Paul Hancock said, “When I moved to Lehi I wanted to be involved in the decision making in the city. This is a legacy opportunity for the city. If we don’t do this now there will be an increase in the building costs of parks and facilities. There will be a 9% increase in costs for Peck Park if we wait. We want citizen input and help!”
Paige Albrecht said, “I have been going to city council meetings for five years. The two concerns I hear most are, ‘slow down the growth’ and ‘we need more parks and recreation facilities.’ There are rules in asking developers for more money. Our kids are being denied opportunities. Not all parents can afford to put their kids on accelerated teams.”

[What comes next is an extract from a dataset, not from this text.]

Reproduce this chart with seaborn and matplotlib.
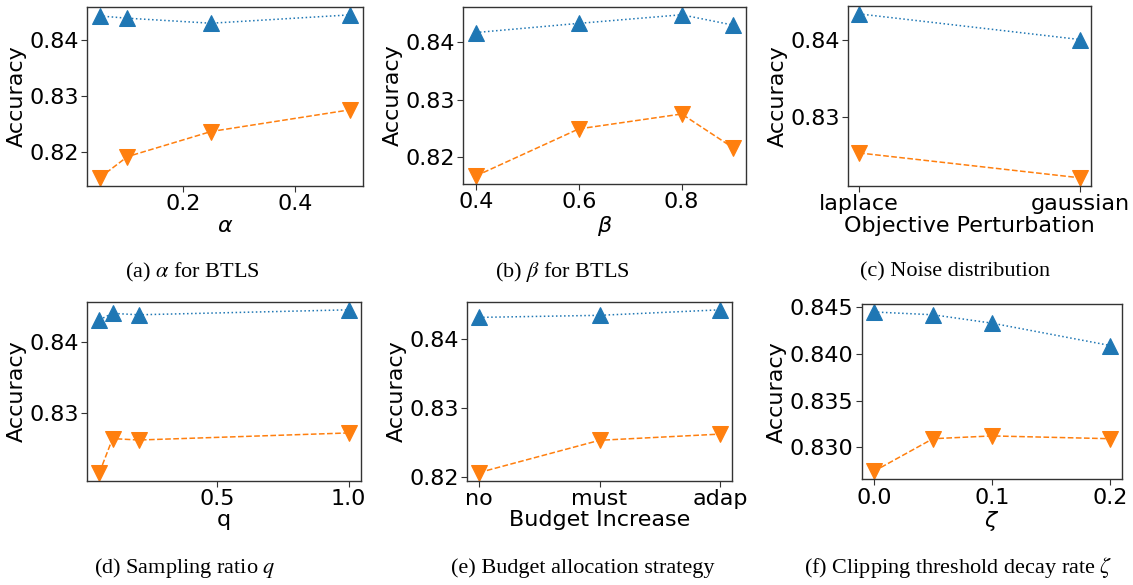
import pandas as pd
import matplotlib
matplotlib.use("Agg")
import matplotlib.pyplot as plt
import matplotlib.ticker as mticker
import seaborn as sns

# values
alpha = [0.05, 0.1, 0.25, 0.5]
alpha_top = [0.8443, 0.8439, 0.8430, 0.8445]
alpha_bot = [0.8153, 0.8191, 0.8236, 0.8275]

beta = [0.4, 0.6, 0.8, 0.9]
beta_top = [0.8417, 0.8433, 0.8448, 0.8430]
beta_bot = [0.8167, 0.8249, 0.8275, 0.8216]

noise = ["laplace", "gaussian"]
noise_top = [0.8433, 0.8400]
noise_bot = [0.8254, 0.8222]

q = [0.05, 0.1, 0.2, 1.0]
q_top = [0.8432, 0.8441, 0.8439, 0.8446]
q_bot = [0.8216, 0.8264, 0.8262, 0.8272]

budget = ["no", "must", "adap"]
budget_top = [0.8432, 0.8435, 0.8443]
budget_bot = [0.8206, 0.8253, 0.8262]

zeta = [0.0, 0.05, 0.1, 0.2]
zeta_top = [0.8445, 0.8442, 0.8433, 0.8409]
zeta_bot = [0.8274, 0.8309, 0.8312, 0.8309]

sns.set_theme(style="ticks")
plt.rcParams['font.family'] = ['DejaVu Sans']
plt.rcParams['mathtext.fontset'] = 'dejavusans'
for k in ['text.color', 'axes.labelcolor', 'xtick.labelcolor', 'ytick.labelcolor']:
    plt.rcParams[k] = 'black'

W, H = 1133, 585
fig = plt.figure(figsize=(W / 100, H / 100), dpi=100)


def box(l, r, t, b):
    return [l / W, 1 - b / H, (r - l) / W, (b - t) / H]


panels = [
    # x, top, bottom, xlabel, caption, axes box, caption pos, x step, y step
    (alpha, alpha_top, alpha_bot, r"$\alpha$", r"(a) $\alpha$ for BTLS",
     box(87, 363, 6.7, 186), (192, 272), 0.2, 0.01),
    (beta, beta_top, beta_bot, r"$\beta$", r"(b) $\beta$ for BTLS",
     box(463, 746, 6.7, 184), (562, 272), 0.2, 0.01),
    (noise, noise_top, noise_bot, "Objective Perturbation", "(c) Noise distribution",
     box(848, 1091, 5.7, 186), (955, 272), None, 0.01),
    (q, q_top, q_bot, "q", r"(d) Sampling ratio $q$",
     box(87, 361, 301.7, 480.7), (185, 568), 0.5, 0.01),
    (budget, budget_top, budget_bot, "Budget Increase", "(e) Budget allocation strategy",
     box(467, 732, 301.7, 480.7), (583, 568), None, 0.01),
    (zeta, zeta_top, zeta_bot, r"$\zeta$", r"(f) Clipping threshold decay rate $\zeta$",
     box(862, 1122, 304, 479.3), (958, 568), 0.1, 0.005),
]

for xs, top, bot, xlab, cap, pos, cpos, xstep, ystep in panels:
    ax = fig.add_axes(pos)
    df = pd.DataFrame({"x": xs, "top": top, "bot": bot})
    sns.lineplot(data=df, x="x", y="top", ax=ax, color="#1f77b4", marker="^",
                 linestyle=":", linewidth=1.1, markersize=11,
                 markeredgecolor="#1f77b4", sort=False)
    sns.lineplot(data=df, x="x", y="bot", ax=ax, color="#ff7f0e", marker="v",
                 linestyle="--", linewidth=1.1, markersize=11,
                 markeredgecolor="#ff7f0e", sort=False)
    ax.set_xlabel(xlab, fontsize=16, labelpad=1)
    ax.set_ylabel("Accuracy", fontsize=16, labelpad=2)
    ax.tick_params(labelsize=16, length=4, width=0.8, pad=2, color="#333333")
    if xstep is not None:
        ax.xaxis.set_major_locator(mticker.MultipleLocator(xstep))
    ax.yaxis.set_major_locator(mticker.MultipleLocator(ystep))
    if ystep == 0.005:
        ax.yaxis.set_major_formatter(mticker.FormatStrFormatter("%.3f"))
    else:
        ax.yaxis.set_major_formatter(mticker.FormatStrFormatter("%.2f"))
    for s in ax.spines.values():
        s.set_color("#333333")
        s.set_linewidth(1.0)
    fig.text(cpos[0] / W, 1 - cpos[1] / H, cap, ha="center", va="center",
             fontsize=16, family=["Liberation Serif", "DejaVu Serif"],
             math_fontfamily="stix")

fig.savefig("out.png", dpi=100)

Mayor Wilson concluded the discussion. “When I grew up in Lehi we had two parks: Vets and Wines Park. Somebody paid for those parks,” he said. “We turn down hundreds of kids because we don’t have fields for them to play on. As an administration we have looked at this very closely. This is the right time and the right thing for us to do.”
There were eight other resolutions that were passed unanimously, including the nomination of city attorney Ryan Wood and Robert Ranc to the Utah County Nominating Committee for judgeships. Doug Nielson, Lehi city judge, has been appointed to another jurisdiction and Lehi needs to appoint a new judge.
At the conclusion, a Skyridge High School student, Wade Rice, was interviewed. He was attending the city council meeting as part of an assignment from his government and citizenship class. Rice said, “I thought it would be boring, but it was interesting.” When asked if he would hypothetically vote for or against the bond, he said, “At first, I was opposed to the bond, but I would vote for it after hearing tonight’s arguments.”
Pre-Council Meeting: 5:30
In pre-council meeting several items were brought to the attention of the council by Mayor Bert Wilson. Information was presented to the city council about a grant that had been submitted by the city to provide fire protection for the city. The grant will allow consultants to come to the city and look at fire hazards, identify safety needs, and make recommendation for mitigating wildfires. Lehi City has made the first cut and is hoping to receive the grant. Council member Paige Albrecht made the city aware of the grant after attending a conference held in Montana. This grant could save the city hundreds of thousands of dollars if we had a wildfire in our area.
Land has been acquired for a new fire station in Traverse Mountain. The city is under budget and has the money to begin building the station. It should be completed by January 1, 2018.
An update was given on the Center Street road improvement. It was mentioned that residents along the Center Street construction zone have been very cooperative in getting the road upgraded and completed.
Land has been acquired for a new power substation and fire station to be located in northwest Lehi.
Jason Walker, Lehi City administrator, told the council the power department is going to six elementary schools to give a presentation to fifth graders about power use. He said kudos should go to Joel Eves and Melanie Hansen for spearheading and organizing this event.
Kim Struthers mentioned the award the planning department has received for the Jordan River Overlay. This was the only award of this type given where the city did not use a consultant. “Mike West did a lot of work of this,” Struthers said.
Other City Council Meeting Minutes: 7:00
Mayor Wilson issued a proclamation announcing that “Lehi City Family Week” would be held November 20-26. He said that “2017 will be the Year of the Family” and activities would be held throughout the year to emphasize the importance of families and how good families make good communities.
Wilson also honored Heather Miller with the Family Proclamation Award. “She is the Ever Ready Bunny. She has done a great job as Family Week chairman. Families are everything,” said Wilson.